* **EXERCISE AIM**: Produce word for word the lines of the data below running from the one that has "Clone this chart in Plotly." to the one that has "import plotly.graph_objects as go", inclusive, and no others.

* **DATA SUPPLIED**:
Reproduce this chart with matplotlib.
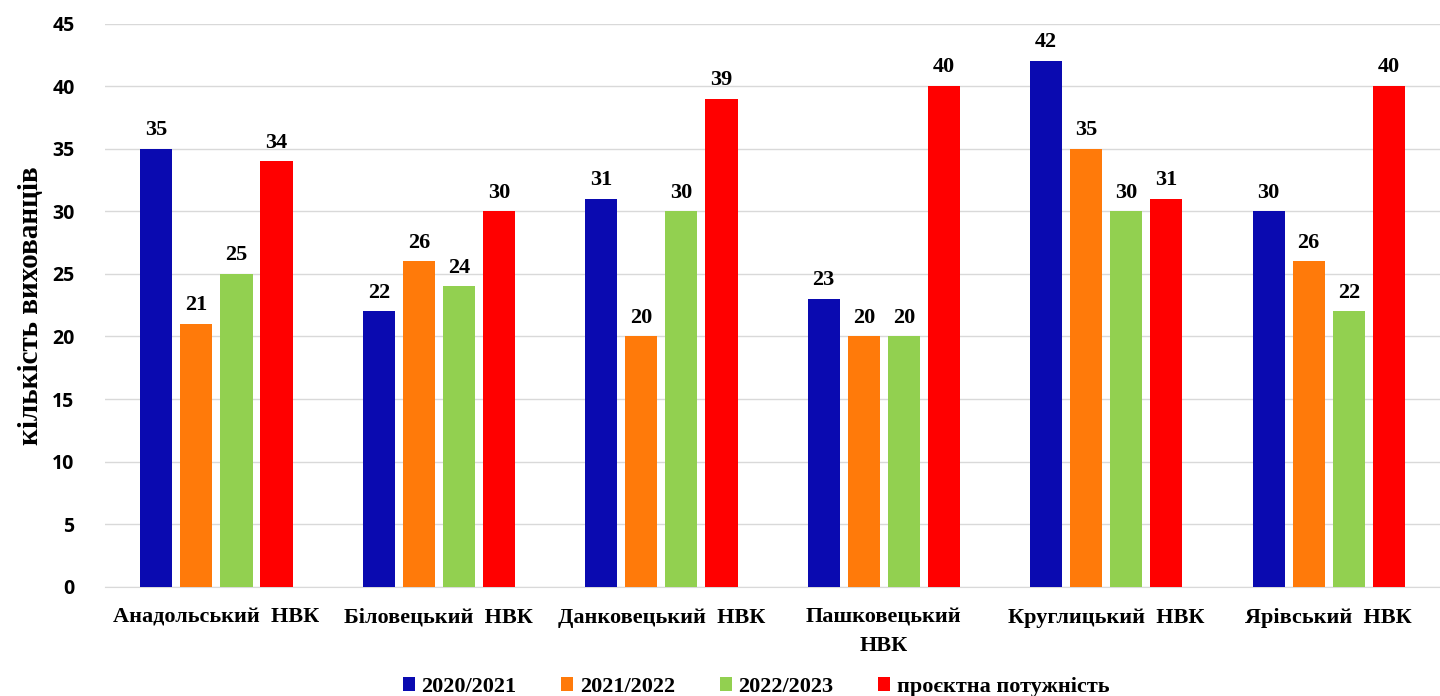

...

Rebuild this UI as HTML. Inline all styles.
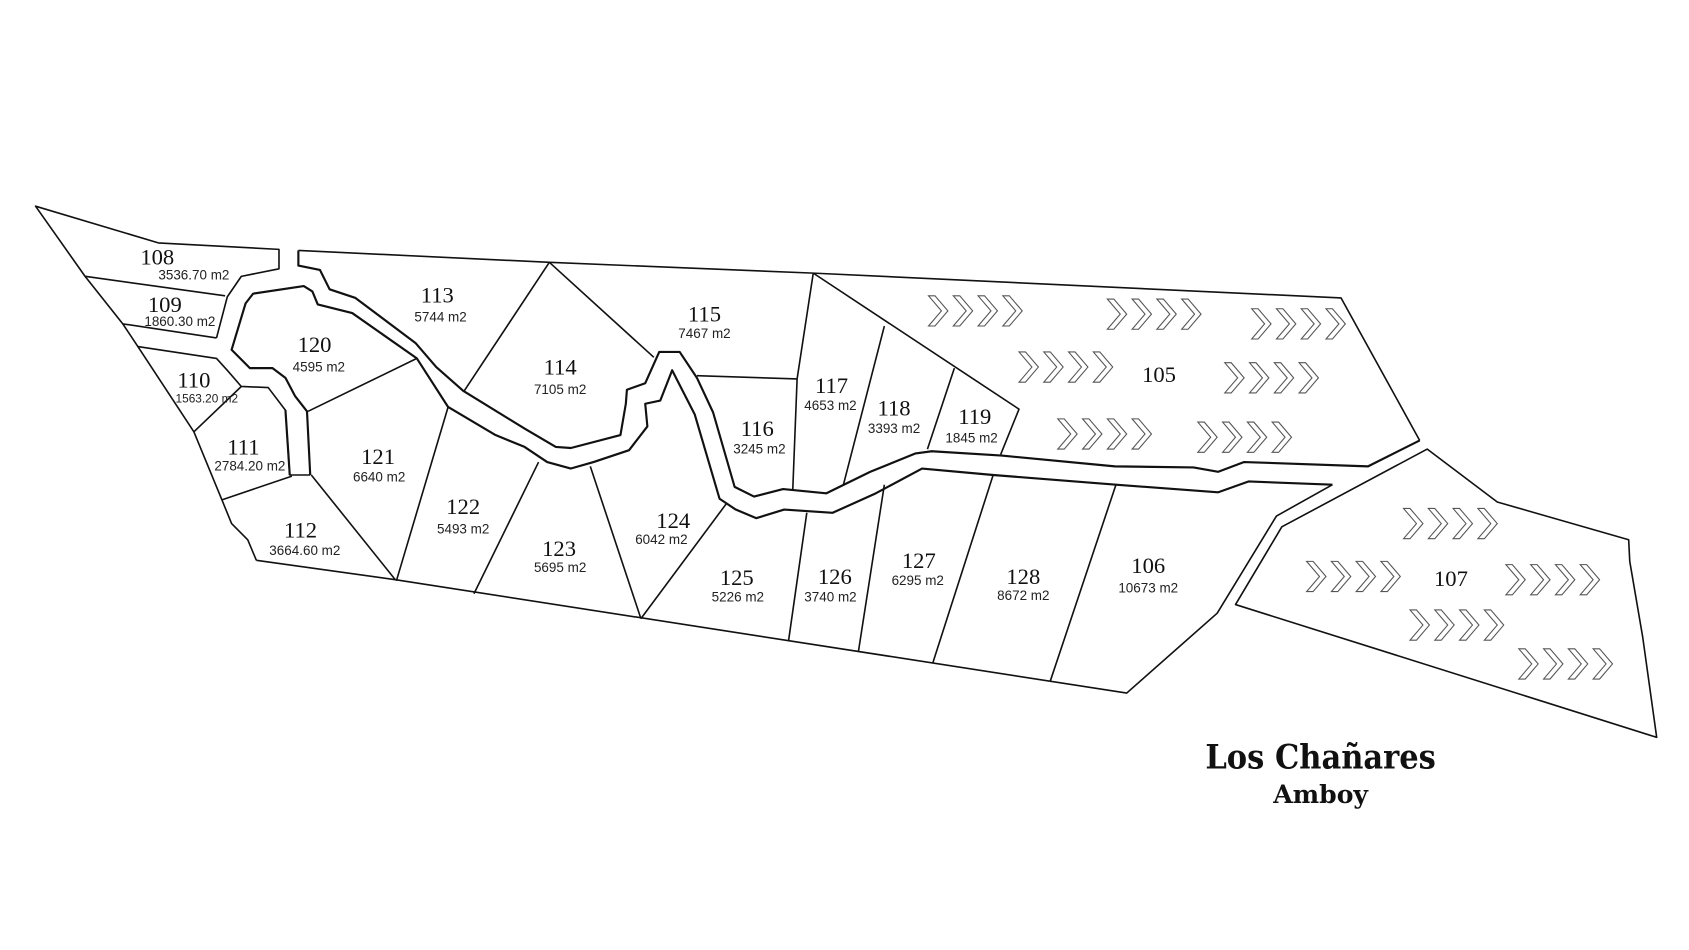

...

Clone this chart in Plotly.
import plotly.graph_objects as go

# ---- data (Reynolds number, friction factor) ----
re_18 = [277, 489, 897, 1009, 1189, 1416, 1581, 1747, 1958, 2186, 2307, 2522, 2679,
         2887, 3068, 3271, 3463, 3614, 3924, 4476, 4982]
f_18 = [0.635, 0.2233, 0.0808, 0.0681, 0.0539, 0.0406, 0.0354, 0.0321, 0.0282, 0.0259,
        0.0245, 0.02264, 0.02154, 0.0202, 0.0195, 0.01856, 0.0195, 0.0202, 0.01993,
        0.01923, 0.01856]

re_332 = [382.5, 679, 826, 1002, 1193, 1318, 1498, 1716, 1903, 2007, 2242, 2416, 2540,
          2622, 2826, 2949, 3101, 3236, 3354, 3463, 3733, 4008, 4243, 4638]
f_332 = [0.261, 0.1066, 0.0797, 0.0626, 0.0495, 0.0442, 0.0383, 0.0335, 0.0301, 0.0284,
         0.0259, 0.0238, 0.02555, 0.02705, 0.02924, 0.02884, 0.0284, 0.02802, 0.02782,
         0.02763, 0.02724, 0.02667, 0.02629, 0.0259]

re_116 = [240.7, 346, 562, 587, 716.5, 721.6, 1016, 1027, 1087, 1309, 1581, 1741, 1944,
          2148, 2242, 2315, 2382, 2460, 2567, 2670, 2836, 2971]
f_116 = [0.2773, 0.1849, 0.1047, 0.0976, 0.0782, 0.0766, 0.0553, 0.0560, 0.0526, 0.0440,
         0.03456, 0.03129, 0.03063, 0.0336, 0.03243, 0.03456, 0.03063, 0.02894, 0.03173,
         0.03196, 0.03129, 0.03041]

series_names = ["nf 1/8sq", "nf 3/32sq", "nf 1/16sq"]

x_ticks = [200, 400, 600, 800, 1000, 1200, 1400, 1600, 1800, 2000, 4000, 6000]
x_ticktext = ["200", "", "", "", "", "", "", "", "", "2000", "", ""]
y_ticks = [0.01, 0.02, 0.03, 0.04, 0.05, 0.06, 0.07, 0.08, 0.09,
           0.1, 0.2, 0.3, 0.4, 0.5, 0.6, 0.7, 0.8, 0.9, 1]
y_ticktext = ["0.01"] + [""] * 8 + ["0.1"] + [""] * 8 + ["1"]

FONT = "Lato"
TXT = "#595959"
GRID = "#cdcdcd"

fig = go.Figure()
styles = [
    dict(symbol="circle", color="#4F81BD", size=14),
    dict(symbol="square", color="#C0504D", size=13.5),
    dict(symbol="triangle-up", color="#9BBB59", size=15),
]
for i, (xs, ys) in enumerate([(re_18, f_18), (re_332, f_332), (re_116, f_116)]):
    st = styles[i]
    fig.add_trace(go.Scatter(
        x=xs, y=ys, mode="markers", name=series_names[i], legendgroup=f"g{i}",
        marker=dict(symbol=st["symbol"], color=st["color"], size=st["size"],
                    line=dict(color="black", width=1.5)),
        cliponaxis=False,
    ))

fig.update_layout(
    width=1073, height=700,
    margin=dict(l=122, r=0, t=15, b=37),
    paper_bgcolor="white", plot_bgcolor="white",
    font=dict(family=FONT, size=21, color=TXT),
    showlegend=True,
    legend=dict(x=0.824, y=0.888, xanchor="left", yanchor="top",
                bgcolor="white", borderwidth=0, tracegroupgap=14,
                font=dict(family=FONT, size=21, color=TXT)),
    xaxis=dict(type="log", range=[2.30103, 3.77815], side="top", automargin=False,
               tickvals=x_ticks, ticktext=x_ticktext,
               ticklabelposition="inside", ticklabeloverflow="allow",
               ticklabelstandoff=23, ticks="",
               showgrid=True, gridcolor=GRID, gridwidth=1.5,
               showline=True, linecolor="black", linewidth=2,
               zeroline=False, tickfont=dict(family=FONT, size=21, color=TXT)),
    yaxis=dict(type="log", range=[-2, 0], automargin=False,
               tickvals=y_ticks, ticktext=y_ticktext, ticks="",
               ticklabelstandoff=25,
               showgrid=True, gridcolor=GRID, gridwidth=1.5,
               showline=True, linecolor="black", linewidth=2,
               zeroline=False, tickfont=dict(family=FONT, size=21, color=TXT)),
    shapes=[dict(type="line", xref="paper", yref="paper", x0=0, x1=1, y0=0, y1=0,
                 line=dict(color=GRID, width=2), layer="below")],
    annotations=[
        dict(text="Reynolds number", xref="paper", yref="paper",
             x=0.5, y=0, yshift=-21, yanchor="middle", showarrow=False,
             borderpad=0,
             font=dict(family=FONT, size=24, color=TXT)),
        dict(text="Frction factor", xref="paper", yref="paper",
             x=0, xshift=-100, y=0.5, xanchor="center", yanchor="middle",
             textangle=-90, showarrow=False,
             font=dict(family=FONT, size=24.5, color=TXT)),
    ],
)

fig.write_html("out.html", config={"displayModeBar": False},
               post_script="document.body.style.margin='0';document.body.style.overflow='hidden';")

* **CORRECT ANSWER**:
Clone this chart in Plotly.
import plotly.graph_objects as go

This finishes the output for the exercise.